The Dalai Lama has said should his successor be a female she must be "very, very attractive" otherwise she is "not much use."
In an interview with the BBC's Clive Myrie, the 80-year old spiritual leader was asked if there will be a 15th incarnation of the Dalai Lama after him and if so, could the next Dalai Lama be a woman?
"Yes! The female biologically [has] more potential to show affection... and compassion," said the Dalai Lama.
He told Myrie that a French female journalist had asked the similar question almost 15 years ago and he had responded similarly.
"Today in a more troubled world, I think females should take more important roles, and then I told that reporter, if a female Dalai Lama comes, their face should be very attractive," said the leader who is in London for nine days to promote compassion.
In order to ascertain what exactly the Dalai Lama's response was, Myrie asked, "So you can only have a female Dalai Lama if they are attractive? Is that what you are saying?"

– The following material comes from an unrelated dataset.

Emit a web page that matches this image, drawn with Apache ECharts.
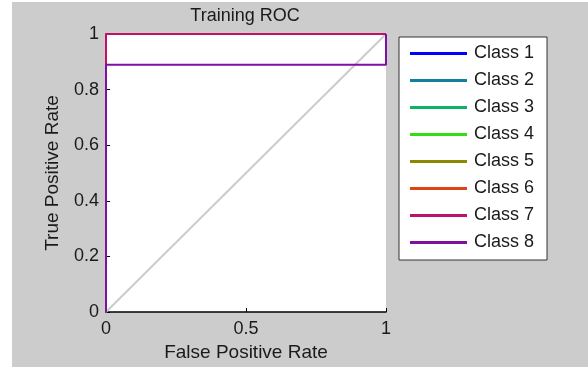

"I mean if female Dalai Lama come, then that female must be very attractive, otherwise not much use," insisted the Nobel Peace Prize winner who in 2009 had called himself a feminist while accepting an International Freedom Award in Tennessee.
To that an incredulous Myrie said, "You are joking, I am assuming. Or you are not joking?"
"No. True!" the spiritual leader said laughing.
He made similar comments in 2013 during a visit to Australia about the next Dalai Lama being a woman and was criticised for his statement for reinforcing gender stereotypes.
"I think [it would be] good because you see, biologically, female[s] have more potential to develop affection or love to other... So therefore…now we are 21st century…female have more potential so should take more active role regarding promotion of human compassion... If the circumstances are such that a female Dalai Lama is more useful, then automatically a female Dalai Lama will come.